Lorsque cette dernière mourut de vieillesse, le chagrin de son maître fut insondable. Il lui rédigea cette oraison funèbre :
« La chatte que j’ai élevée est morte. Je l’ai fait enterrer avec soin. Ce n’est pas parce que c’était un animal précieux mais parce que j’ai apprécié sa fidélité et son amour avec lesquels elle m’a suivi. »
Heureusement, Geumdeok avait accouché d’un chaton qui lui ressemblait comme deux gouttes d’eau. Sukjong le baptisa « Geumson », ce qui veut dire « Descendant doré » et le chérissait autant que sa mère.
De leur côté, Geumdeok et Geumson ne se laissaient approcher par aucun autre que leur maître. Ni la reine ni les concubines ne réussirent à les apprivoiser. Pour ces deux animaux, Sukjong était unique au monde.
Cette fois-ci, c’est le roi qui quitta son chat le premier. Le pauvre orphelin sembla inconsolable. Geumson miaula toute la journée tristement en errant partout dans le palais à la recherche de son maître adoré sans manger ni boire. Vingt jours après le décès de Sukjong, Geumson fut découvert sans souffle sur l’escalier menant au pavillon où résidait le défunt monarque.
Toute émue, la veuve de Sukjong, la reine Inwon (인원왕후,1687-1757), ordonna de l’envelopper d’un suaire de soie dorée avant de l’enterrer près du tombeau de son défunt mari.

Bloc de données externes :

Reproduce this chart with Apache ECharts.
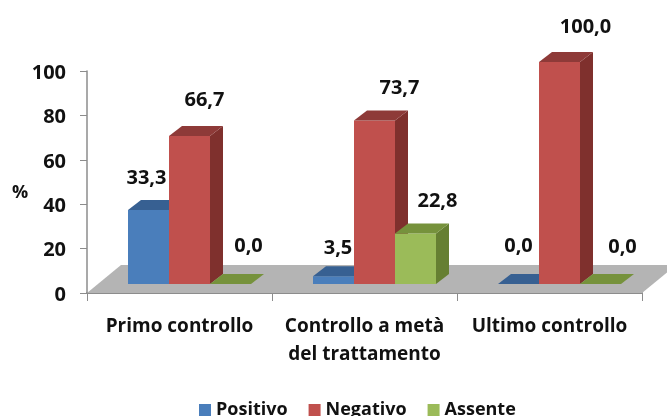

* La tante de Sukjong, la princesse Sukmyeong, est elle aussi célèbre pour avoir beaucoup aimé son chat. Car dans l’une des lettres écrites en hangeul (photo 2) que son père, le roi Hyojong envoya, ce dernier lui reproche de ne s’occuper que de son chat plutôt que de veiller sur ses beaux-parents.
* En Corée, on appelle ceux qui élèvent les chats, « intendants (집사) » et non pas « maîtres » de ces chats. Car apparemment, il est plus difficile de plaire aux chats qu’aux chiens, comme les félins sont plus délicats et sensibles.